Is Income Generated From Solar Panels Taxable?

The adoption of residential solar panels in the U.S. has grown rapidly in recent years, with over 4 million homes now powered by rooftop solar panels as of 2022 ( This exponential growth is driven by federal tax credits, declining costs, and the ability of solar panels to reduce electricity bills for homeowners.

Solar panels generate electricity that can power a home and also be sold back to the electric grid. The income homeowners receive from their excess solar energy production is considered taxable income by the IRS and state tax authorities. Therefore, it’s important for homeowners to understand how the income generated from their solar panels will be treated for tax purposes.

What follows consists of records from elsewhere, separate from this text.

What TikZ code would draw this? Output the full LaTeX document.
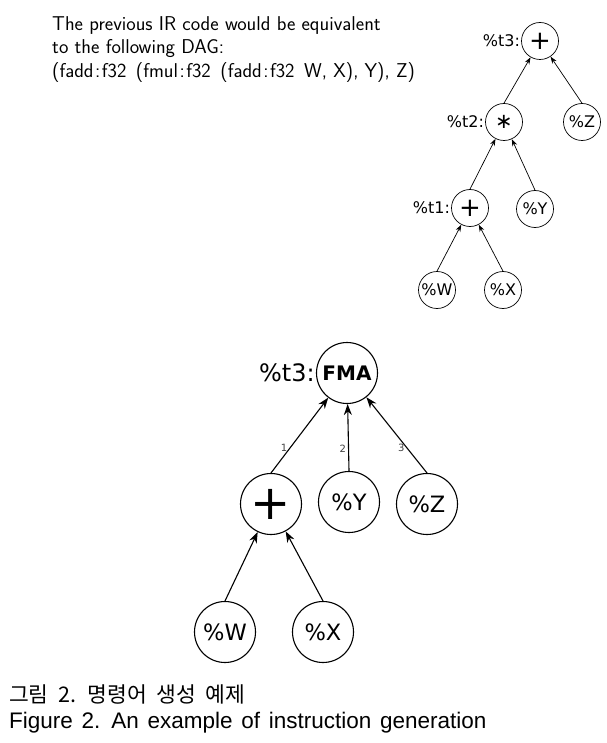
\documentclass[tikz,border=0pt]{standalone}
\usepackage{fontspec}
\newfontfamily\dejavu{DejaVu Sans}
\newfontfamily\dejavubold{DejaVu Sans Bold}
\newfontfamily\hangul[WordSpace=2.0]{Noto Sans CJK KR}
\newfontfamily\capfont[WordSpace=1.4]{Liberation Sans}
\usetikzlibrary{arrows.meta, positioning}

\begin{document}
\begin{tikzpicture}[x=1pt, y=-1pt,
    % --- STYLES ---
    op/.style={draw, circle, minimum size=37pt, inner sep=0pt, line width=0.7pt, font=\dejavu\fontsize{16}{16}\selectfont},
    opbig/.style={draw, circle, minimum size=61pt, inner sep=0pt, line width=1.1pt, font=\dejavu\fontsize{22.5}{22.5}\selectfont},
    tag/.style={font=\dejavu\fontsize{16}{16}\selectfont, inner sep=1pt},
    tagbig/.style={font=\dejavu\fontsize{24}{24}\selectfont, inner sep=1pt},
    num/.style={font=\dejavu\fontsize{10}{10}\selectfont, text=black!75, inner sep=2pt},
    arrow/.style={-{Stealth[length=7pt, width=5pt]}, line width=0.7pt},
    bigarrow/.style={-{Stealth[length=11pt, width=8pt]}, line width=1.1pt}
]
    \useasboundingbox (0,0) rectangle (606,743);

    % ==========================================
    % INTRO TEXT
    % ==========================================
    \node[anchor=north west, align=left, inner sep=0pt,
          font=\sffamily\fontsize{20}{23.5}\selectfont] (intro) at (52,16)
        {The previous IR code would be equivalent\\
         to the following DAG:\\
         (fadd\kern1.5pt:\kern1.5pt f32\ \,(fmul\kern1.5pt:\kern1.5pt f32\ \,(fadd\kern1.5pt:\kern1.5pt f32\ \,W, X), Y), Z)};

    % ==========================================
    % DAG (top right)
    % ==========================================
    \node[op, label={[tag]left:\%t3:}] (t3) at (540,41) {\fontsize{26}{26}\selectfont +};
    \node[op, label={[tag]left:\%t2:}] (t2) at (504,122) {\fontsize{21}{21}\selectfont ∗};
    \node[op] (z1) at (582,122) {\%Z};
    \node[op, label={[tag]left:\%t1:}] (t1) at (470,208) {\fontsize{26}{26}\selectfont +};
    \node[op] (y1) at (535,209) {\%Y};
    \node[op] (w1) at (437,290) {\%W};
    \node[op] (x1) at (503,290) {\%X};

    \draw[arrow] (t2.north) -- (t3);
    \draw[arrow] (z1.north) -- (t3);
    \draw[arrow] (t1.north) -- (t2);
    \draw[arrow] (y1.north) -- (t2);
    \draw[arrow] (w1.north) -- (t1);
    \draw[arrow] (x1.north) -- (t1);

    % ==========================================
    % FMA DAG (middle)
    % ==========================================
    \node[opbig, label={[tagbig]left:\%t3:}] (fma) at (347,373) {\dejavubold\fontsize{20}{20}\selectfont FMA};
    \node[opbig] (plus2) at (271,504) {\fontsize{48}{48}\selectfont +};
    \node[opbig] (y2) at (349,502) {\%Y};
    \node[opbig] (z2) at (427,504) {\%Z};
    \node[opbig] (w2) at (225,632) {\%W};
    \node[opbig] (x2) at (323,632) {\%X};

    \draw[bigarrow] (plus2.north) -- node[num, left, pos=0.33] {1} (fma);
    \draw[bigarrow] (y2.north) -- node[num, left, pos=0.33] {2} (fma);
    \draw[bigarrow] (z2.north) -- node[num, left, pos=0.33] {3} (fma);
    \draw[bigarrow] (w2.north) -- (plus2);
    \draw[bigarrow] (x2.north) -- (plus2);

    % ==========================================
    % CAPTION
    % ==========================================
    \node[anchor=base west, inner sep=0pt, font=\hangul\fontsize{21.5}{21.5}\selectfont] (capko) at (9,702) {그림 2. 명령어 생성 예제};
    \node[anchor=base west, inner sep=0pt, font=\capfont\fontsize{22.5}{22.5}\selectfont] (capen) at (9,728) {Figure 2. An example of instruction generation};

\end{tikzpicture}
\end{document}
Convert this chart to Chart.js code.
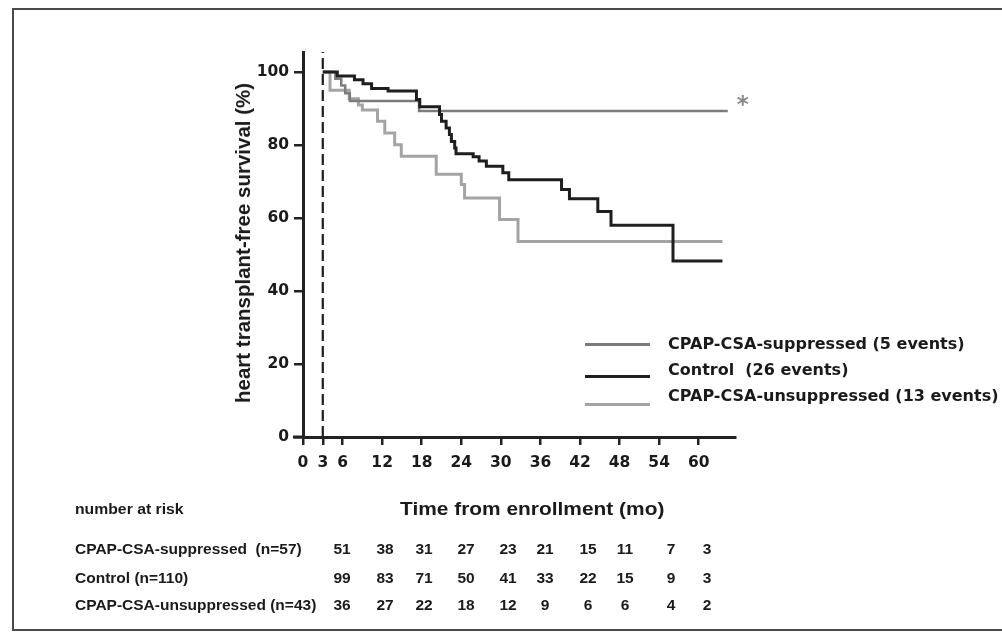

Federal Income Tax Treatment

The federal tax rules for income generated from solar panels primarily depend on whether you are selling excess electricity back to the utility company. Any net income from selling electricity back to the grid under a net metering agreement is generally considered taxable income by the IRS.

When your solar panels generate more electricity than you use in your home or business, most states allow you to sell the excess back to your utility company to get a credit on your electricity bills. This arrangement is known as net metering. The value of the excess electricity sold back represents income, just like any other goods or services you sell for profit.

Specifically, the IRS considers net metering as a service being provided to the utility company. Therefore, the fair market value of electricity sold back to the grid must be reported as income on your tax return. Most utility companies will issue you a Form 1099-MISC if the income earned from net metering sales exceeds $600 for the tax year. This income will be taxed at your ordinary federal income tax rate.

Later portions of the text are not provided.